Until now changes in organisation and appointments of personnel at whatever level had had to be made on the run as it were. Somebody became a casualty so somebody else was appointed or as often as not just took over until such time as things could be regularised according to the book.
Roy Te Punga who had been I.O. since Minquar Qaim was now Adjutant. This meant that the C.O., who at 29 was the youngest Lieutenant Colonel in the Division, had as his right-hand man a 24 year old who like himself was a graduate of the University of N.Z. Neither the Colonel nor his Adjutant had had any peacetime soldiering, but the sum total of their experience produced an exceptional combination. The C.O.'s skills for organisation and planning were now fully utilised.
After Tripoli came the model Battle of Medenine. Our Battalion's part was planned to the last yard and every man was conscious of his part, especially the need to remain as inconspicuous as possible. The destroying of the five tanks on the Battalion front was a great morale booster, and a reward as it were for sticking to the plan so meticulously conceived and executed.
Hikurangi & Point 209
The daylight attack on the hill, later to be called Hikurangi, and its neighbour Pt 209 was a momentous occasion, unique in the annals of the N.Z. Division, probably of the British Army too. It was most spectacular. Waves of Spitfires and Hurricanes strafing at low level and squadron after squadron of tanks and all of these preceding the Infantry. The P.B.I. were booked for the evening performance. It was here too that the multi-barrelled Nebel-werfer made its appearance.
When all was over and the details of the two day battle could be seen in total, it is not surprising that there were so many awards for bravery and meritorious conduct: VC, DSO, MC, DCM, MM, they were all there, including several of the last. Some sort of record surely.
The last phase of this account of the military career of Lieut. Colonel Charles Bennett is about to be enacted. The stage is the treacherously uneven ground east of Takrouna. The curtain is timed to rise at 11 p.m. It is a late-evening performance - audience and performers have interchangeable parts so let's on with the show.
As was customary before battle the Battalion Padre Tunoa Wanoa (who had not long reverted to his civilian calling of Anglican priest, after having been commissioned as a fighting man) conducted a short but none-the-less impressive and satisfying service. At the conclusion Colonel Bennett addressed his troops, who in the circumstances were very ready to be reminded, exhorted and encouraged to perform their various duties to the best of their abilities.

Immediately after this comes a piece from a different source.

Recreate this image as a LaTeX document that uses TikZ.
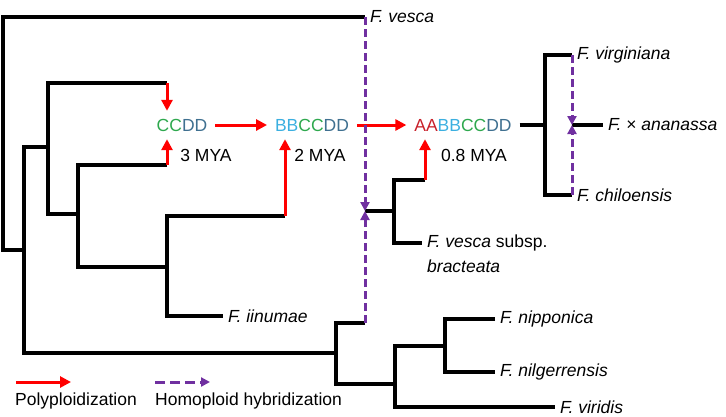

The Battalion was in good spirits, but nobody anticipated or realised just how detailed was Jerry's preparation of the ground over which the Battalion was to advance - mines, booby traps, fixed lines of fire, intense mortar and shell coverage of the ground. The majority of the troops defending Takrouna were as many as one to ten in favour of the Italians, but the defence preparation would most certainly have been German.
In the confusion of the attack and during an attempt to coordinate the movements of B and C Coys, the C.O. exploded a wooden box mine and was severely wounded. As a result of these wounds Charles Bennett was repatriated and hospitalised for three years.
Back in civilian life Charles distinguished himself. In the 50's he continued his education at Victoria and Oxford Universities. He retired from the Civil Service in 1971 after having served in Internal Affairs and in Maori Affairs. He was a delegate to various Asian/Pacific Conferences, he served on various educational bodies and was always deeply interested in affairs Maori. His ultimate distinction was to serve as N.Z. High Commissioner to Malaya.
For this service he was the first non Malaysian to receive a Malayan Knighthood, but even more momentous was his investiture as a Knight of the Realm. Lt Colonel Sir Charles Bennett now enjoys a life of retirement at Te Puke.